Eli Lilly hits the brakes on PhIII program in arthritis after 'unexpected' results

AstraZeneca ($AZN) isn't the only pharma giant having problems with rheumatoid arthritis today. Eli Lilly ($LLY) threw in the towel on one of three Phase III studies of an experimental antibody for patients with RA after an interim analysis showed lack of efficacy.

A Lilly exec called the development "unexpected" because of midstage results, but Phase III flops from the Indianapolis-based giant have become too common.

Lilly seemed to leave the door open for the program, saying that the company is investigating the anti-BAFF antibody tabalumab (or LY2127399) in RA patients in two other Phase III studies. However, the company hit the brakes on enrollment in the program until further data from the studies are available in 2013. And late-stage studies of the experimental therapy are ongoing in patients with lupus.

The futility shown in the RA program doesn't bode well for the future of tabalumab in the massive and competitive market for drugs against the joint-attacking disease. It's also another in a string of setbacks for Lilly CEO John Lechleiter's strategy to avoid megadeals and rely heavily on the company's internal pipeline to provide new products to replace revenue from those such as the antidepressant Cymbalta that face generics competition.

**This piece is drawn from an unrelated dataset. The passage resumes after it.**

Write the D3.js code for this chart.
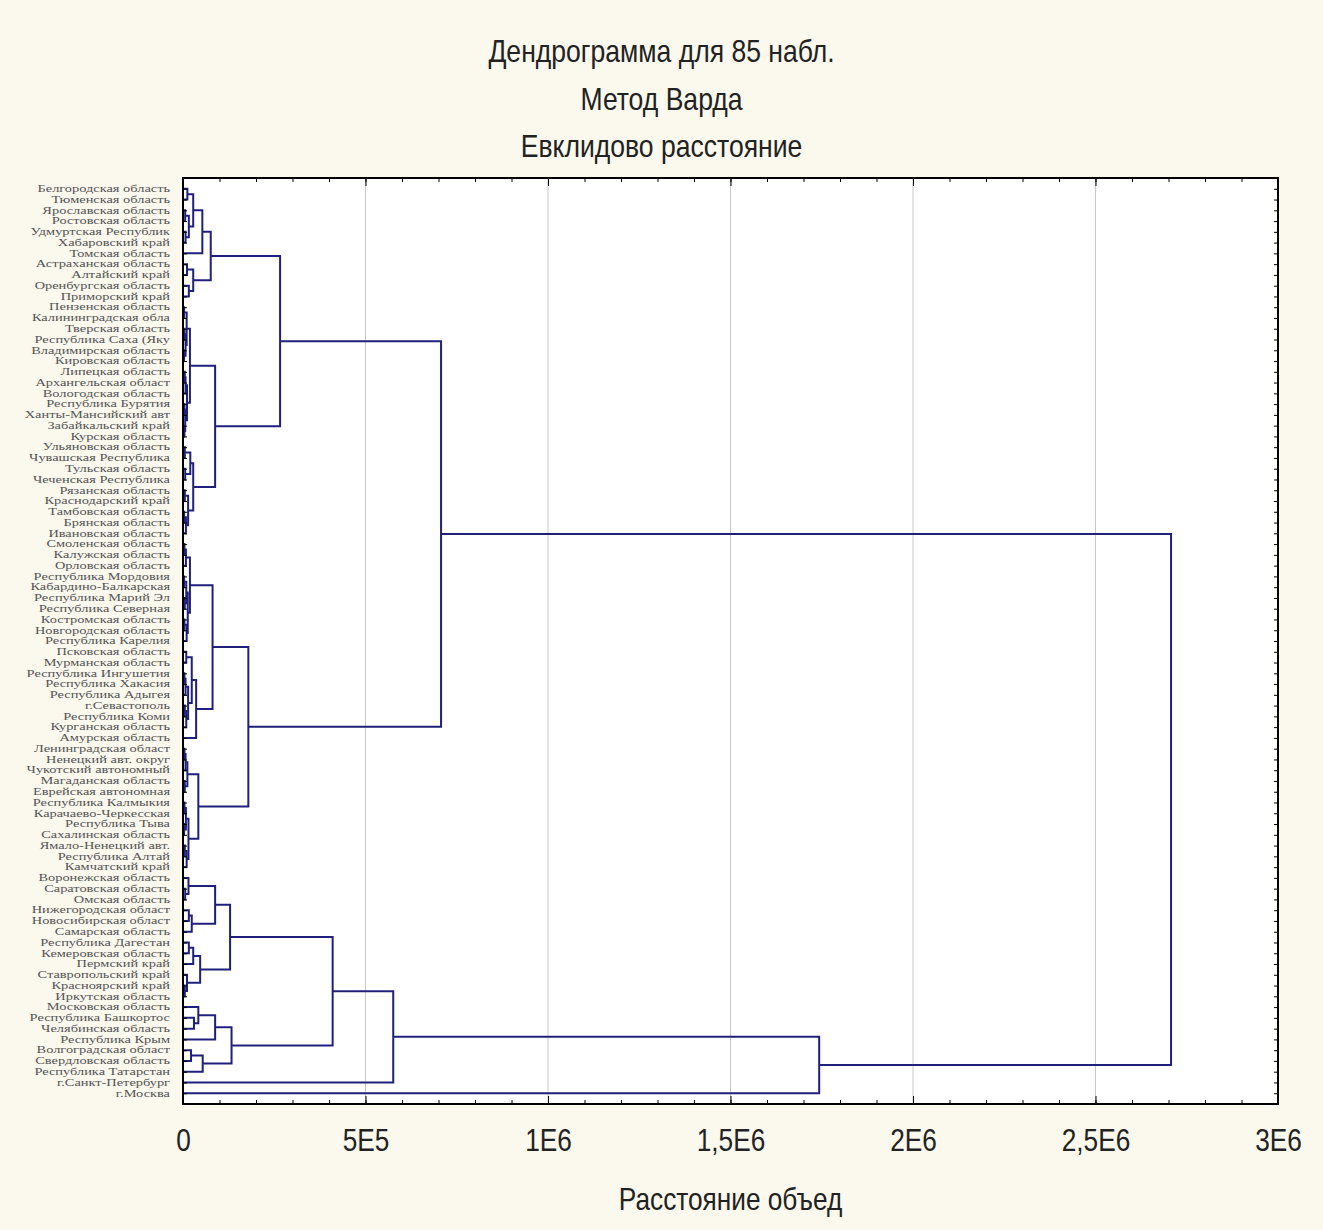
<!DOCTYPE html>
<html>
<head>
<meta charset="utf-8">
<script src="https://cdn.jsdelivr.net/npm/d3@7"></script>
<style>
body { margin: 0; background: #fbf8ed; }
</style>
</head>
<body>
<div id="chart"></div>
<script>
var W = 1323, H = 1230;
var margin = {top: 178, right: 45, bottom: 126, left: 183},
width = W - margin.left - margin.right,
height = H - margin.top - margin.bottom;

let titleLines = ["Дендрограмма для 85 набл.", "Метод Варда", "Евклидово расстояние"]
let xTitle = "Расстояние объед"
let xTicks = [0, 5e5, 1e6, 1.5e6, 2e6, 2.5e6, 3e6]
let xTickLabels = ["0", "5E5", "1E6", "1,5E6", "2E6", "2,5E6", "3E6"]

// leaves, top to bottom (names cut at 20 chars as in the original)
let labels = [
  "Белгородская область", "Тюменская область", "Ярославская область", "Ростовская область",
  "Удмуртская Республик", "Хабаровский край", "Томская область", "Астраханская область",
  "Алтайский край", "Оренбургская область", "Приморский край", "Пензенская область",
  "Калининградская обла", "Тверская область", "Республика Саха (Яку", "Владимирская область",
  "Кировская область", "Липецкая область", "Архангельская област", "Вологодская область",
  "Республика Бурятия", "Ханты-Мансийский авт", "Забайкальский край", "Курская область",
  "Ульяновская область", "Чувашская Республика", "Тульская область", "Чеченская Республика",
  "Рязанская область", "Краснодарский край", "Тамбовская область", "Брянская область",
  "Ивановская область", "Смоленская область", "Калужская область", "Орловская область",
  "Республика Мордовия", "Кабардино-Балкарская", "Республика Марий Эл", "Республика Северная",
  "Костромская область", "Новгородская область", "Республика Карелия", "Псковская область",
  "Мурманская область", "Республика Ингушетия", "Республика Хакасия", "Республика Адыгея",
  "г.Севастополь", "Республика Коми", "Курганская область", "Амурская область",
  "Ленинградская област", "Ненецкий авт. округ", "Чукотский автономный", "Магаданская область",
  "Еврейская автономная", "Республика Калмыкия", "Карачаево-Черкесская", "Республика Тыва",
  "Сахалинская область", "Ямало-Ненецкий авт.", "Республика Алтай", "Камчатский край",
  "Воронежская область", "Саратовская область", "Омская область", "Нижегородская област",
  "Новосибирская област", "Самарская область", "Республика Дагестан", "Кемеровская область",
  "Пермский край", "Ставропольский край", "Красноярский край", "Иркутская область",
  "Московская область", "Республика Башкортос", "Челябинская область", "Республика Крым",
  "Волгоградская област", "Свердловская область", "Республика Татарстан", "г.Санкт-Петербург",
  "г.Москва"
]

// merges: [left, right, linkage distance]; a bare number is a leaf (1-based row of labels)
let groupA1a = [[[[1, 2, 12e3], [[3, 4, 6e3], [5, 6, 7e3], 16e3], 28e3], 7, 53e3],
  [[8, 9, 11e3], [10, 11, 16e3], 28e3], 76e3]
let groupA1b = [
  [[[12, 13, 3e3], [[14, 15, 4e3], [16, 17, 3e3], 7e3], 10e3],
   [[[18, 19, 5e3], 20, 7e3], [[21, 22, 4e3], [23, 24, 4e3], 6e3], 11e3], 19e3],
  [[[25, 26, 5e3], [27, 28, 6e3], 20e3], [[29, 30, 5e3], [[31, 32, 3e3], 33, 8e3], 14e3], 28e3],
  88e3]
let groupA2a = [
  [[[34, 35, 4e3], 36, 8e3], [[[37, 38, 3e3], [39, 40, 5e3], 9e3], [[41, 42, 4e3], 43, 10e3], 13e3], 19e3],
  [[[44, 45, 9e3], [[[46, 47, 4e3], 48, 7e3], [[49, 50, 5e3], 51, 9e3], 14e3], 24e3], 52, 36e3],
  81e3]
let groupA2b = [
  [[[53, 54, 4e3], 55, 7e3], [56, 57, 5e3], 12e3],
  [[[58, 59, 4e3], [60, 61, 3e3], 8e3], [[62, 63, 5e3], 64, 10e3], 15e3],
  42e3]
let groupB1 = [
  [[[65, [66, 67, 6e3], 15e3], [[68, 69, 16e3], 70, 24e3], 88e3],
   [[[71, 72, 16e3], 73, 28e3], [74, [75, 76, 5e3], 11e3], 47e3], 129e3],
  [[[77, [78, 79, 30e3], 42e3], 80, 88e3], [[81, 82, 22e3], 83, 54e3], 133e3],
  410e3]

let tree = [
  [[groupA1a, groupA1b, 266e3], [groupA2a, groupA2b, 179e3], 707e3],
  [[groupB1, 84, 576e3], 85, 1743e3],
  2707e3]

var svg = d3.select("#chart")
  .append("svg")
    .attr("width", W)
    .attr("height", H)

svg.append("rect")
  .attr("width", W).attr("height", H)
  .attr("fill", "#fbf8ed")

var g = svg.append("g")
  .attr("transform", "translate(" + margin.left + "," + margin.top + ")")

g.append("rect")
  .attr("width", width).attr("height", height)
  .attr("fill", "#ffffff")

var x = d3.scaleLinear()
  .domain([0, 3e6])
  .range([0, width])

var y = d3.scaleLinear()
  .domain([0, labels.length + 1])
  .range([0, height])

// grid
g.selectAll("line.grid")
  .data(xTicks.slice(1, -1))
  .join("line")
    .attr("x1", d => x(d)).attr("x2", d => x(d))
    .attr("y1", 0).attr("y2", height)
    .attr("stroke", "#c9c9c9")
    .attr("stroke-width", 1)

// dendrogram
var root = d3.hierarchy(tree, d => Array.isArray(d) ? [d[0], d[1]] : null)
root.eachAfter(n => {
  if (!n.children) {
    n.h = 0
    n.py = y(n.data)
  } else {
    n.h = n.data[2]
    n.py = d3.mean(n.children, c => c.py)
  }
})

g.selectAll("path.link")
  .data(root.descendants().filter(n => n.children))
  .join("path")
    .attr("class", "link")
    .attr("fill", "none")
    .attr("stroke", "#20207c")
    .attr("stroke-width", 2)
    .attr("d", n => {
      var a = n.children[0], b = n.children[1]
      return "M" + x(a.h) + "," + a.py + "H" + x(n.h) + "V" + b.py + "H" + x(b.h)
    })

// axes
var leafTicks = d3.range(1, labels.length + 1)

var left = g.append("g")
  .call(d3.axisLeft(y).tickValues(leafTicks).tickFormat("")
    .tickSizeInner(-4).tickSizeOuter(0))
left.select(".domain").remove()
left.selectAll("line").attr("stroke", "#000")

// row labels: squeezed a bit vertically so the 85 rows fit their spacing
g.append("g")
  .selectAll("text")
  .data(leafTicks)
  .join("text")
    .attr("text-anchor", "end")
    .attr("transform", d => "translate(-13," + y(d) + ") scale(1.2,0.8)")
    .attr("dy", "0.34em")
    .attr("font-family", "'Liberation Serif', 'Times New Roman', serif")
    .attr("font-size", "12px")
    .attr("fill", "#555")
    .text(d => labels[d - 1])

var right = g.append("g")
  .attr("transform", "translate(" + width + ",0)")
  .call(d3.axisRight(y).tickValues(leafTicks).tickFormat("").tickSizeInner(-4).tickSizeOuter(0))
right.select(".domain").remove()

var minor = d3.range(0, 3e6 + 1, 1e5)

var bottomMinor = g.append("g")
  .attr("transform", "translate(0," + height + ")")
  .call(d3.axisBottom(x).tickValues(minor).tickFormat("").tickSizeInner(-4).tickSizeOuter(0))
bottomMinor.select(".domain").remove()

var bottom = g.append("g")
  .attr("transform", "translate(0," + height + ")")
  .call(d3.axisBottom(x).tickValues(xTicks).tickFormat((d, i) => xTickLabels[i])
    .tickSizeInner(-8).tickSizeOuter(0).tickPadding(24))
bottom.select(".domain").remove()
bottom.selectAll("text")
  .attr("font-family", "'Liberation Sans', Arial, sans-serif")
  .attr("font-size", "32px")
  .attr("fill", "#222")
  .attr("transform", "scale(0.82,1)")

var topMinor = g.append("g")
  .call(d3.axisTop(x).tickValues(minor).tickFormat("").tickSizeInner(-4).tickSizeOuter(0))
topMinor.select(".domain").remove()

var topMajor = g.append("g")
  .call(d3.axisTop(x).tickValues(xTicks).tickFormat("").tickSizeInner(-8).tickSizeOuter(0))
topMajor.select(".domain").remove()

// frame
g.append("rect")
  .attr("width", width).attr("height", height)
  .attr("fill", "none")
  .attr("stroke", "#000")
  .attr("stroke-width", 2)

// titles
svg.selectAll("text.title")
  .data(titleLines)
  .join("text")
    .attr("class", "title")
    .attr("text-anchor", "middle")
    .attr("transform", (d, i) => "translate(" + (W / 2) + "," + (62 + i * 47.5) + ") scale(0.83,1)")
    .attr("font-family", "'Liberation Sans', Arial, sans-serif")
    .attr("font-size", "32px")
    .attr("fill", "#222")
    .text(d => d)

svg.append("text")
  .attr("text-anchor", "middle")
  .attr("transform", "translate(" + (margin.left + width / 2) + ",1210) scale(0.82,1)")
  .attr("font-family", "'Liberation Sans', Arial, sans-serif")
  .attr("font-size", "32px")
  .attr("fill", "#222")
  .text(xTitle)
</script>
</body>
</html>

Lilly has been dogged in keeping programs alive after mixed results in trials. Just yesterday the company revealed plans for another Phase III study of its Alzheimer's candidate solanezumab to look further into evidence of efficacy in patients with mild stages of the memory-robbing disease who took part in late-stage studies that ended in failure this year. Lilly isn't giving up on autoimmune diseases either.

"We remain committed to patients with rheumatoid arthritis and lupus and will move rapidly to evaluate the impact of these data on the overall tabalumab clinical development program," Dr. Eiry Roberts, Lilly's vice president of autoimmune product development, stated in a release. He noted that the poor showing in the discontinued study was "unexpected" because of data from midstage trials.